Short problem –
Only the lines from the start of the material through the line containing "highs = [total_hi, usa_hi, uk_hi, sk_hi, it_hi, sawd_hi]" are to be extracted, exactly as they appear.

-- START OF Data extract --

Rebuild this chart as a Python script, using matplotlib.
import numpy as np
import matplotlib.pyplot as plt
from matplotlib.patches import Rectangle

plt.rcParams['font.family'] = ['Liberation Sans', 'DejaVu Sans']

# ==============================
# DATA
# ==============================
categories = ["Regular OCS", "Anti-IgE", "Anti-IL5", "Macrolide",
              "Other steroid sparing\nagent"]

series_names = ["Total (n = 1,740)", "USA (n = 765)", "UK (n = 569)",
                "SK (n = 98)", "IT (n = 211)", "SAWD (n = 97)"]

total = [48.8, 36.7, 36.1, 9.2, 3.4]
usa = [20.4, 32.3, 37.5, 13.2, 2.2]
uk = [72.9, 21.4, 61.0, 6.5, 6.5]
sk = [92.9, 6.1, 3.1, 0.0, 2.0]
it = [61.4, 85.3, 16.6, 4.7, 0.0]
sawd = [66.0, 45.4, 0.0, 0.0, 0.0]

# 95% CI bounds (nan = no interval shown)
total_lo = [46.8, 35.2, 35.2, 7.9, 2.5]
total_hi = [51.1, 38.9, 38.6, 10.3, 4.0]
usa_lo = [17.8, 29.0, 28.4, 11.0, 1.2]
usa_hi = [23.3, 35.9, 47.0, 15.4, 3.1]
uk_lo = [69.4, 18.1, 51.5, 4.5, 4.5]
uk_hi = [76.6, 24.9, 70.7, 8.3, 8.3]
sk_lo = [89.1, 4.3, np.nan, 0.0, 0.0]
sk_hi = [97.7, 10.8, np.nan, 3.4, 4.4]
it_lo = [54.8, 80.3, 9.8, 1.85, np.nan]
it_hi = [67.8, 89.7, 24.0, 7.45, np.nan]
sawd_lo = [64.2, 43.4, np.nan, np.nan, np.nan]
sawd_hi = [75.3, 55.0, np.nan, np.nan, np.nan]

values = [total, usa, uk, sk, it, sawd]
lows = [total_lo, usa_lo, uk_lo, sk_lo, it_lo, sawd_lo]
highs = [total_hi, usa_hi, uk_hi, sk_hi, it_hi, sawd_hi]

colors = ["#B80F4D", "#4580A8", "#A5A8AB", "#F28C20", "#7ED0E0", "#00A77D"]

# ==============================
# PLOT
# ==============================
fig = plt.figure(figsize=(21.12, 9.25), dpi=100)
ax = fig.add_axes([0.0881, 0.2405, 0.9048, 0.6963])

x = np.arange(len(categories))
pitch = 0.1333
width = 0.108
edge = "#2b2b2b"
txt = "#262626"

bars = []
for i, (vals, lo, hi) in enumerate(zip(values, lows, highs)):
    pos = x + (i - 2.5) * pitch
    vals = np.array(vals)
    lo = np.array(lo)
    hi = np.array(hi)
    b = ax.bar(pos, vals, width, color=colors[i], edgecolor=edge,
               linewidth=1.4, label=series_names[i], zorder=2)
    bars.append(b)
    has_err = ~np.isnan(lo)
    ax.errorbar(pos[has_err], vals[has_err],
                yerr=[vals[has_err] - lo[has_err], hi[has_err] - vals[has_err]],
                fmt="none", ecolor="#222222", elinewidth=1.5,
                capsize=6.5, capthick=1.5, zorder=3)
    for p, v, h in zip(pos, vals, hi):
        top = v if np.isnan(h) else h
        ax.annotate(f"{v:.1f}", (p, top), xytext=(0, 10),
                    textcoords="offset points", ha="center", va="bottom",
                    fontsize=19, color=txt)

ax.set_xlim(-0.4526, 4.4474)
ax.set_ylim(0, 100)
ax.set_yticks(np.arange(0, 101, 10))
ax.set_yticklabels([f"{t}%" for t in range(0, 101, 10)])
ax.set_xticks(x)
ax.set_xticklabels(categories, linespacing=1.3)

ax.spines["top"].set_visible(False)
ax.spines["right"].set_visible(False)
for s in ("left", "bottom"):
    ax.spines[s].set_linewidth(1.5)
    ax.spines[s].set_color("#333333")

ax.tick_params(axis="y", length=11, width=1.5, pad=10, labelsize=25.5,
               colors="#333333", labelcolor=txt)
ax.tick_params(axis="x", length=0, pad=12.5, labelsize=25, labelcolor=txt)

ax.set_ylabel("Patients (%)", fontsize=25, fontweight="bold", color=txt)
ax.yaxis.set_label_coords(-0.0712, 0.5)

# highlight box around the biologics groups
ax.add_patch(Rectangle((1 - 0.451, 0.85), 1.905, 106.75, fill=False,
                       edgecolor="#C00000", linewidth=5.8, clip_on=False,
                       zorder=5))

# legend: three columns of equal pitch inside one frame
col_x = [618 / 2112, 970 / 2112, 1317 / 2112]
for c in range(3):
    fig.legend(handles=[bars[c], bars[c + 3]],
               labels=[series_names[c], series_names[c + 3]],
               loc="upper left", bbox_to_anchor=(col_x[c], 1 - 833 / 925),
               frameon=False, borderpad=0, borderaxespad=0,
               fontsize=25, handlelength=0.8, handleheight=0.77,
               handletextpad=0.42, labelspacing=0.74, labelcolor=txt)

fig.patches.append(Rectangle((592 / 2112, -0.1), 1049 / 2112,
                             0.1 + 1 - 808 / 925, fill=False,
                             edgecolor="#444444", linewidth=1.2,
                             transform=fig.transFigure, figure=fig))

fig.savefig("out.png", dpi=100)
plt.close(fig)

-- END OF Data extract --

Exercise output –
Rebuild this chart as a Python script, using matplotlib.
import numpy as np
import matplotlib.pyplot as plt
from matplotlib.patches import Rectangle

plt.rcParams['font.family'] = ['Liberation Sans', 'DejaVu Sans']

# ==============================
# DATA
# ==============================
categories = ["Regular OCS", "Anti-IgE", "Anti-IL5", "Macrolide",
              "Other steroid sparing\nagent"]

series_names = ["Total (n = 1,740)", "USA (n = 765)", "UK (n = 569)",
                "SK (n = 98)", "IT (n = 211)", "SAWD (n = 97)"]

total = [48.8, 36.7, 36.1, 9.2, 3.4]
usa = [20.4, 32.3, 37.5, 13.2, 2.2]
uk = [72.9, 21.4, 61.0, 6.5, 6.5]
sk = [92.9, 6.1, 3.1, 0.0, 2.0]
it = [61.4, 85.3, 16.6, 4.7, 0.0]
sawd = [66.0, 45.4, 0.0, 0.0, 0.0]

# 95% CI bounds (nan = no interval shown)
total_lo = [46.8, 35.2, 35.2, 7.9, 2.5]
total_hi = [51.1, 38.9, 38.6, 10.3, 4.0]
usa_lo = [17.8, 29.0, 28.4, 11.0, 1.2]
usa_hi = [23.3, 35.9, 47.0, 15.4, 3.1]
uk_lo = [69.4, 18.1, 51.5, 4.5, 4.5]
uk_hi = [76.6, 24.9, 70.7, 8.3, 8.3]
sk_lo = [89.1, 4.3, np.nan, 0.0, 0.0]
sk_hi = [97.7, 10.8, np.nan, 3.4, 4.4]
it_lo = [54.8, 80.3, 9.8, 1.85, np.nan]
it_hi = [67.8, 89.7, 24.0, 7.45, np.nan]
sawd_lo = [64.2, 43.4, np.nan, np.nan, np.nan]
sawd_hi = [75.3, 55.0, np.nan, np.nan, np.nan]

values = [total, usa, uk, sk, it, sawd]
lows = [total_lo, usa_lo, uk_lo, sk_lo, it_lo, sawd_lo]
highs = [total_hi, usa_hi, uk_hi, sk_hi, it_hi, sawd_hi]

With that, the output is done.